(Source code of charts)
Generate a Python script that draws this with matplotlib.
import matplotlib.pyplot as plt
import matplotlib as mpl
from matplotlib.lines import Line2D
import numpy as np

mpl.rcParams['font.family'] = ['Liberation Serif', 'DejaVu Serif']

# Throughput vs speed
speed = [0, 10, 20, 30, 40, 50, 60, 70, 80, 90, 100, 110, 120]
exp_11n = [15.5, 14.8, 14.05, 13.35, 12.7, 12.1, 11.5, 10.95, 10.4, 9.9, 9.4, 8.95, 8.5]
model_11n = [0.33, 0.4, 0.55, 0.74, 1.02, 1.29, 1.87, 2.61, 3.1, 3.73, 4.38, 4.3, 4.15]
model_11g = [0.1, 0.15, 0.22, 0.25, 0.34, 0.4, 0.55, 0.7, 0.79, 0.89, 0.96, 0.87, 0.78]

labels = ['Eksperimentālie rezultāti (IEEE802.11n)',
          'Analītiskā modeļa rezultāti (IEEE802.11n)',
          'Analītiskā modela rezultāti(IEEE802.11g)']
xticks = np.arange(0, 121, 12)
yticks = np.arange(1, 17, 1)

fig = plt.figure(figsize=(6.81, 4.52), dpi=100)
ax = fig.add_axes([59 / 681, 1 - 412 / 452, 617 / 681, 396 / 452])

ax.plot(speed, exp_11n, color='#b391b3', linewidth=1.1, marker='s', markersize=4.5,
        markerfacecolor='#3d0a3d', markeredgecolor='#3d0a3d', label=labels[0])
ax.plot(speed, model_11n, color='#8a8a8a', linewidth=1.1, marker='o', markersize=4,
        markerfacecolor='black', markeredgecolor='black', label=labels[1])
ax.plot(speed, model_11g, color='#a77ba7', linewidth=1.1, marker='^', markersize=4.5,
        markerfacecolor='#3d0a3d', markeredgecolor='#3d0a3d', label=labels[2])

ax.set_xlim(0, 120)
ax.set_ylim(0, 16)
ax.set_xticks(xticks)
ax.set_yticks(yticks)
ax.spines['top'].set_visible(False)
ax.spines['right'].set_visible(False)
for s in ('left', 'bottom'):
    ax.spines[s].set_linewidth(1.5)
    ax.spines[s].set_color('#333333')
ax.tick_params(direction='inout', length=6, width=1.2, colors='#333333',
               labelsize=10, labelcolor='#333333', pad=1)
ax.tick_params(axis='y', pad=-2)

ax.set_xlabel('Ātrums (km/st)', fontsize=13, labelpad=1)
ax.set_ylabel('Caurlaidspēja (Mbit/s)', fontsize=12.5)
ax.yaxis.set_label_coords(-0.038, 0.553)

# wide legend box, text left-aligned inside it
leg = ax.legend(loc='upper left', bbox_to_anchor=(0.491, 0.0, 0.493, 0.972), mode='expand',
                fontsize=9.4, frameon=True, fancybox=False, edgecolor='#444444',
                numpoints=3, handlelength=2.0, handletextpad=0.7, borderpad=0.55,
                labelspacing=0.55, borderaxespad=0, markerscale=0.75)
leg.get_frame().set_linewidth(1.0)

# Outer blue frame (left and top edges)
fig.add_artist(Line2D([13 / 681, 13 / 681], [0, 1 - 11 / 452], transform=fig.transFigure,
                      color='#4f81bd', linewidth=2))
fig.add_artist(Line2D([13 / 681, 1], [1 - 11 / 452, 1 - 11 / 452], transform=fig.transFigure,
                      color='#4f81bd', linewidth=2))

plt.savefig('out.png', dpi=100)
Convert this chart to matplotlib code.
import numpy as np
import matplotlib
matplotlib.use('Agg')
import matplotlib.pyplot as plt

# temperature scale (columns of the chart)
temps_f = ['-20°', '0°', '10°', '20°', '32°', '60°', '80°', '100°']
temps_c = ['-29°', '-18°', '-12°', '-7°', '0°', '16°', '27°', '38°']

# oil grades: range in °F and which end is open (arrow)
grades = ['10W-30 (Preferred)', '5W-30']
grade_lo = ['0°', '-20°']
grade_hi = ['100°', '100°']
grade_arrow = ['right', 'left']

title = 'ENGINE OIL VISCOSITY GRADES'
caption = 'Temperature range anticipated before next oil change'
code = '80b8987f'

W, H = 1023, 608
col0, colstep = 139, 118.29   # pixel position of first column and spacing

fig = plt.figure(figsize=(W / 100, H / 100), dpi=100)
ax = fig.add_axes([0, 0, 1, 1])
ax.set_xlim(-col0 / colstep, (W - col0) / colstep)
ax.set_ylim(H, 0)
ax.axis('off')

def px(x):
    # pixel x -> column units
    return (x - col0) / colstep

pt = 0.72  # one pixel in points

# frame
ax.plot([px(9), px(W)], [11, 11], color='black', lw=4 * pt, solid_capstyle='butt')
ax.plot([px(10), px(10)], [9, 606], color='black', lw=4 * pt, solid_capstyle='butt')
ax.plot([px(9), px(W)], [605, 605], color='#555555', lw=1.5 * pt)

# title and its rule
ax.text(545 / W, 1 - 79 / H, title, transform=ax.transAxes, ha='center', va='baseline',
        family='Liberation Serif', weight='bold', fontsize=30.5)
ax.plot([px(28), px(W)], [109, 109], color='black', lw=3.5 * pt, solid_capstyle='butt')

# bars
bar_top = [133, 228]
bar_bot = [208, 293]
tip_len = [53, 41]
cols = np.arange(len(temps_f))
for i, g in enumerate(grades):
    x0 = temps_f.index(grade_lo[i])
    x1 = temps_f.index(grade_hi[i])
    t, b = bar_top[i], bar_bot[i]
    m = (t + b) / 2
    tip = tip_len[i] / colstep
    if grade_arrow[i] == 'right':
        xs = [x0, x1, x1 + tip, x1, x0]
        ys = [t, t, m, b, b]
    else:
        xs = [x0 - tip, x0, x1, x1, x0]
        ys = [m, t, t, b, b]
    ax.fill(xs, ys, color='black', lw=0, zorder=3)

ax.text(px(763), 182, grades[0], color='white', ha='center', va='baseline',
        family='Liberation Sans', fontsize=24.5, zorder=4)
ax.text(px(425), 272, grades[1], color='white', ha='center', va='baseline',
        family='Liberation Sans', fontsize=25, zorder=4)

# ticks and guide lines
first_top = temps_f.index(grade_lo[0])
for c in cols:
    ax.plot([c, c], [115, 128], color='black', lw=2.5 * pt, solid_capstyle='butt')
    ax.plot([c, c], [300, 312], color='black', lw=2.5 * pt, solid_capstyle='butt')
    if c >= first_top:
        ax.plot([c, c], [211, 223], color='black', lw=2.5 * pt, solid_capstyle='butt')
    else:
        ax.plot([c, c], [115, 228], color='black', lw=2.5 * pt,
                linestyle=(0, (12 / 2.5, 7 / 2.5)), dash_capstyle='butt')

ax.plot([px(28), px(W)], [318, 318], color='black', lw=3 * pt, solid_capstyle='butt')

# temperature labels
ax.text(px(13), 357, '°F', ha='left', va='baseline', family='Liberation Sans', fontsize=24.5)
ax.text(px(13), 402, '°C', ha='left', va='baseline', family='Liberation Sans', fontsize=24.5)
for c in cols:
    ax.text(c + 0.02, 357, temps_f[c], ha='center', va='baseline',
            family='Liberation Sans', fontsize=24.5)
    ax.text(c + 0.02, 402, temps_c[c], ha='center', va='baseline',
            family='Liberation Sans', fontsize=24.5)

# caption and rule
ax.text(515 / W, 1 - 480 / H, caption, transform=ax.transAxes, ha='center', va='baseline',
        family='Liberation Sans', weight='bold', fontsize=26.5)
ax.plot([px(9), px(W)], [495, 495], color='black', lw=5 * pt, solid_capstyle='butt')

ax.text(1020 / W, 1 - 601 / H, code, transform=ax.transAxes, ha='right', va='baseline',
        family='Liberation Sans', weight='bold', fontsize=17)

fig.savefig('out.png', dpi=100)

Problem details:
In the listing above, locate the line containing "Convert this chart to matplotlib code." and the line containing "grade_arrow = ['right', 'left']". Extract those two lines and every line between them, exactly as written, and only those.

Full response:
Convert this chart to matplotlib code.
import numpy as np
import matplotlib
matplotlib.use('Agg')
import matplotlib.pyplot as plt

# temperature scale (columns of the chart)
temps_f = ['-20°', '0°', '10°', '20°', '32°', '60°', '80°', '100°']
temps_c = ['-29°', '-18°', '-12°', '-7°', '0°', '16°', '27°', '38°']

# oil grades: range in °F and which end is open (arrow)
grades = ['10W-30 (Preferred)', '5W-30']
grade_lo = ['0°', '-20°']
grade_hi = ['100°', '100°']
grade_arrow = ['right', 'left']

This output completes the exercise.